Plusieurs chefs d’État présentés comme étant des « amis de la France » vont être renversés par des coups d’État (Mamadou Tandja [Niger, 2010], Ahmadou Toumani Touré [Mali, 2012], François Bozizé [Centrafrique, 2013], Blaise Compaoré [Burkina Faso, 2014], etc). Mais des contradictions vont persister. Par exemple, au sujet de l’accession au pouvoir du général Mahamat Idriss Déby après la mort de son père, Idriss Déby Itno. Dans le même temps, la France va condamner le coup d’état du colonel Assimi Goïta au Mali.
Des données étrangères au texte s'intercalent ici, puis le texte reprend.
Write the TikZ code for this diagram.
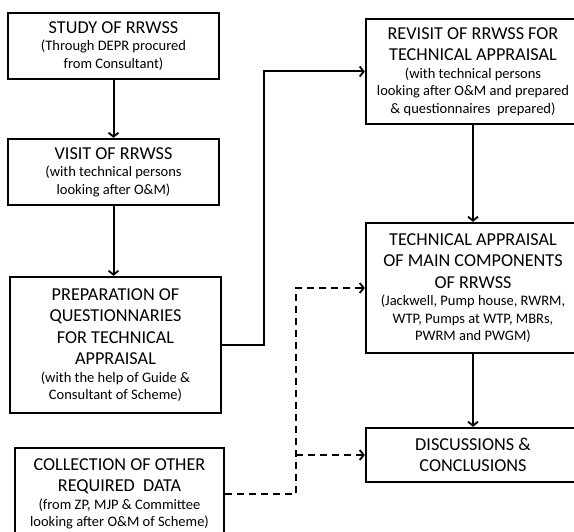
\documentclass[tikz,border=0pt]{standalone}
\usepackage{fontspec}
\setmainfont{Carlito}
\usetikzlibrary{arrows.meta}
\newcommand\boxtitle{\fontsize{18.2}{21.5}\selectfont}
\newcommand\boxsub{\fontsize{14.5}{17.5}\selectfont}
\tikzset{
  fbox/.style={draw, line width=2.3pt, rectangle, align=center, inner sep=0pt, font=\boxsub},
  conn/.style={line width=2pt, -{Straight Barb[length=4pt,width=10pt,line width=1.8pt]}},
  dconn/.style={conn, dash pattern=on 7pt off 5pt},
}
\begin{document}
\begin{tikzpicture}[x=1pt,y=-1pt]
\clip (0,0) rectangle (574,532);
\fill[white] (0,0) rectangle (574,532);
% left column
\node[fbox, minimum width=211pt, minimum height=66pt] (b1) at (113.5,46)
  {{\boxtitle STUDY OF RRWSS}\\[0pt] (Through DEPR procured\\ from Consultant)};
\node[fbox, minimum width=211pt, minimum height=66pt] (b2) at (113.5,172)
  {{\boxtitle VISIT OF RRWSS}\\[0pt] (with technical persons\\ looking after O\&M)};
\node[fbox, minimum width=211pt, minimum height=136pt] (b3) at (115.5,345)
  {{\boxtitle PREPARATION OF}\\[4pt] {\boxtitle QUESTIONNARIES}\\[4pt] {\boxtitle FOR TECHNICAL}\\[4pt] {\boxtitle APPRAISAL}\\[0pt] (with the help of Guide \&\\ Consultant of Scheme)};
\node[fbox, minimum width=209pt, minimum height=92pt] (b4) at (119.5,494)
  {{\boxtitle COLLECTION OF OTHER}\\[4pt] {\boxtitle REQUIRED\ \ DATA}\\[0pt] (from ZP, MJP \& Committee\\ looking after O\&M of Scheme)};
% right column
\node[fbox, minimum width=214pt, minimum height=105pt] (b5) at (473,71.5)
  {{\boxtitle REVISIT OF RRWSS FOR}\\[4pt] {\boxtitle TECHNICAL APPRAISAL}\\[0pt] (with technical persons\\ looking after O\&M and prepared\\ \& questionnaires\ \ prepared)};
\node[fbox, minimum width=214pt, minimum height=130pt] (b6) at (473,288)
  {{\boxtitle TECHNICAL APPRAISAL}\\[4pt] {\boxtitle OF MAIN COMPONENTS}\\[4pt] {\boxtitle OF RRWSS}\\[0pt] (Jackwell, Pump house, RWRM,\\ WTP, Pumps at WTP, MBRs,\\ PWRM and PWGM)};
\node[fbox, minimum width=214pt, minimum height=54pt] (b7) at (473,455)
  {{\boxtitle DISCUSSIONS \&}\\[4pt] {\boxtitle CONCLUSIONS}};
% connectors
\draw[conn] (b1) -- (b2);
\draw[conn] (b2.south) -- (b2.south |- b3.north);
\draw[conn] (b3.east) -- ++(42,0) |- (b5.west);
\draw[conn] (b5) -- (b6);
\draw[conn] (b6) -- (b7);
\coordinate (dj) at (296,494);
\draw[dconn] (b4.east) -- (dj) |- (b6.west);
\draw[dconn] (dj |- b7.west) -- (b7.west);
\end{tikzpicture}
\end{document}
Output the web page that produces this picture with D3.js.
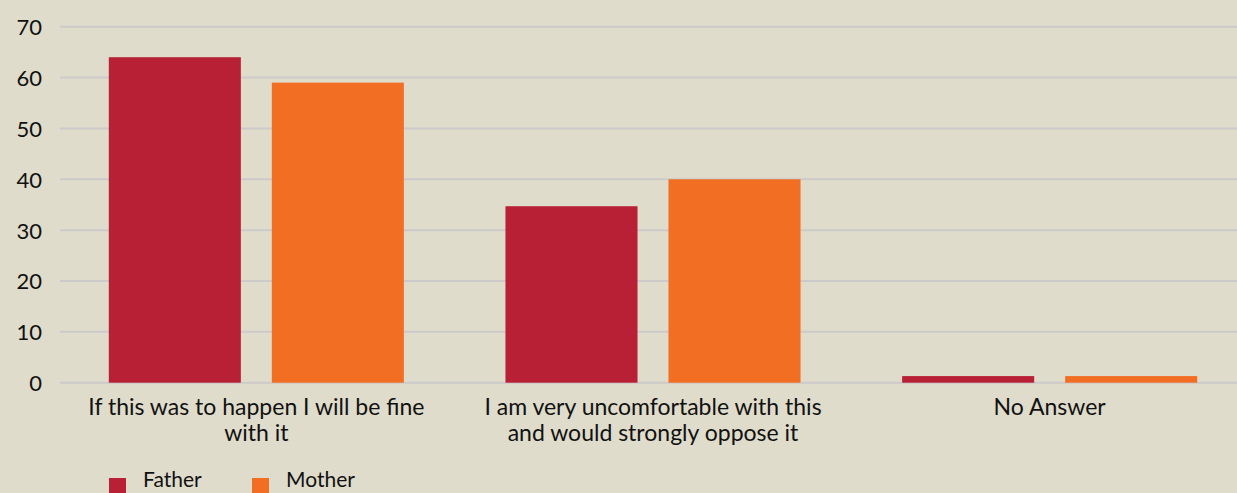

Alors que « la ligne politique et l’offre stratégique de la France en Afrique se font plus hésitantes, ses moyens civils et militaires connaissent une réduction continue », souligne l’IFRI. Le lancement, à la demande de Bamako, de l’opération Serval, puis Barkhane pour contrer la menace jihadiste aurait pu changer la donne et relancer l’influence française dans la région. Celle-ci va être contestée notamment par la Russie, la Chine et la Turquie. « L’intervention française dans la zone, et tout particulièrement au Mali a finalement agi comme un révélateur des limites de l’influence française, conduisant à une contre-performance stratégique qu’il importe aujourd’hui de regarder en face », résume l’IFRI.

Un premier travail consisterait à définir et à assumer les intérêts stratégiques de la France, avant tout politiques et sécuritaires. Au-delà des luttes d’influence avec la Russie et la Chine, « l’Afrique de l’Ouest se place au cœur des préoccupations de la sécurité intérieure française en raison de sa place sur la carte des trafics [ …] Elle est également un important réservoir de migration, au regard de sa dynamique démographique. Finalement, la présence en France des nombreuses diasporas subsahariennes demeure un point de vigilance en raison de la communautarisation ». Aussi, l’IFRI appelle à « repenser en profondeur l’offre stratégique française en Afrique de l’Ouest », en se recentrant sur les intérêts essentiels et sur « ce qui est à la portée de ses moyens ». Et d’ajouter : « Redéfinir une stratégie pérenne pour la France en Afrique de l’Ouest » en changeant d’approche, en adoptant des objectifs réalistes.  Cette nouvelle stratégie doit être mise en oeuvre pour préserver au moins trois intérêts principaux : endiguer l’instabilité politique et la progression continue du phénomène jihadiste, préserver une influence française en Afrique de l’Ouest, « indispensable au maintien d’une stature de puissance dans le contexte de compétition systémique », améliorer l’image de la France en Afrique francophone.

Dans cette optique, la France doit revoir « son offre stratégique », en faisant évoluer la coopération de défense, perçue comme imprégnée d’une approche « néocoloniale », vers une « logique moins structurelle, au profit d’une logique de financement et d’équipement d’une part et d’appui opérationnel d’autre part, notamment en matière de renseignement, de logistique et d’appui-feu ». Ensuite, l’IFRI propose de rompre avec la logique des opérations extérieures, le modèle « intervention-stabilisation-normalisation » s’effaçant au profit du triptyque « compétition-contestation-confrontation », et d’une logique de « présence » de longue durée, les forces ainsi prépositionnées ayant une « posture opérationnelle » discrète,  et un dispositif militaire simplifié - pas empilant comme l’actuel [force Barkhane, opération Corymbe, Task Force Sabre, Éléments français du Sénégal, Forces françaises en Côte d’Ivoire, Éléments français du Gabon, etc], des dispositifs placés sous l’autorité d’un commandement régional unique, inspiré du modèle « vertueux » d’Africom.

Pour l’IFRI, les derniers évènements au Mali offrent finalement une « opportunité de remise à plat de l’engagement de la France et de l’Europe en Afrique » et la « transformation du dispositif français est […] devenue incontournable et constitue un enjeu décisif ». « L’histoire commune de la France avec ses anciennes colonies, qui se prolonge par les relations politiques, économiques, culturelles et de diaspora, lui donne en effet à la fois une responsabilité historique à assumer et un rang à tenir. Cet état de fait rejaillit également sur l’ensemble de sa politique étrangère », conclut l’étude.